Bravo's New Art-World Reality Show Promises To Be Patently Ridiculous, Awesome
The New York Times dared to brave the auditions for Bravo's newest foray into, well, giving existentialists like big-dick-owning/hating Jean-Paul Sartre more credence: a reality competition featuring artists making art. What'd they find? Fish, in a neon-lit, jewel-encrusted barrel.
For starters: imagine everything you think would show up at this audition. Now, close your eyes and see it in your mind. Open them.
A ghoulish portrait of a face that appeared to be Michael Jackson's melded with Elvis's; a crazily beaded mannequin torso with the sparkly word "GIRL" attached like a tiara to the top of its head; a Caravaggio-esque painting of St. Sebastian, skewered and suffering; a photo-realistic canvas so large it arrived on a truck. At the corner of Horatio and Hudson Streets one artist was slowing traffic considerably as he applied bright blue swirly paint to the body of a topless woman who was wearing only a flesh-colored thong.
Alas, poor Horatio. Also: watch the art/reality show cliches meet in the middle.
Reality Show Stereotype: The Dad Who's Trying To Revitalize His Dreams.
Art World Stereotypes: Gigantic Sissy, Afraid of Outdoors, Making a Collage Out of Something Ridiculous....Like Gum Wrappers.
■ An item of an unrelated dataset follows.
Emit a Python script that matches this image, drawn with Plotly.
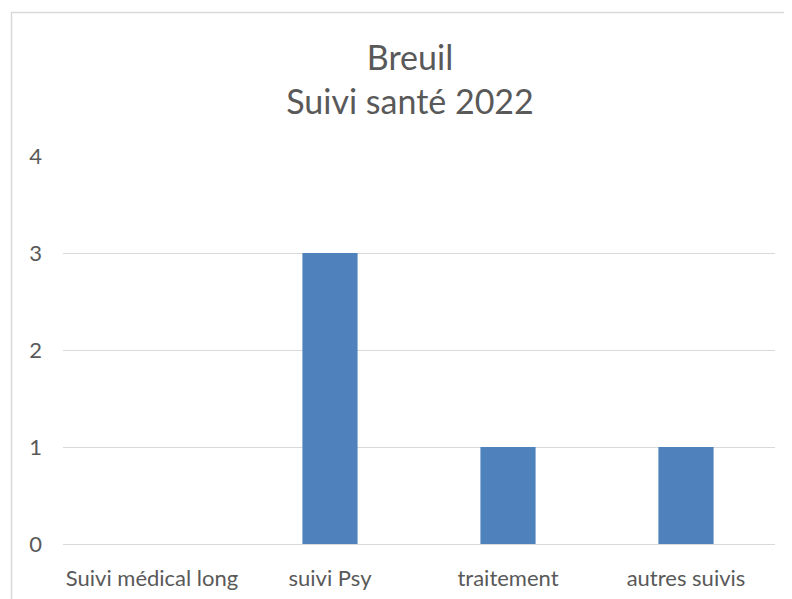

Second in line, after arriving at 1 in the morning on a flight from Fort Myers, Fla., was Jeffrey Scott Lewis, a 48-year-old collagist, single father and former store-window designer who brought along a colorful, mosaiclike work he had made from gum wrappers. (He quit smoking in February and described gum as his "new best friend.") "I've wanted to be on a reality show since the first time I saw ‘Survivor' - but without the bug bites and stuff," Mr. Lewis said.
And who's going to be in charge of this thing? Who will look after the artists? Who will be the Tim Gunn of this thing? They're not saying, except for this charmer trotted out:
The lone judge brought out for interviews was Simon de Pury, chairman of the auction house Phillips de Pury. He said that he did not hesitate when asked to become involved, and that his hope for the program was that it would help penetrate the air of "hermetic inapproachability" surrounding contemporary art.
Well, as far as I've seen, pretty much anybody can already get into the contemporary art racket these days.
As far as the "hermetic inapproachability" surrounding the public's views and interactions with contemporary art? Well, for one thing, it's pretty much encapsulated by simply using that phrase. And for another, this show's going to make it a hell of a lot worse.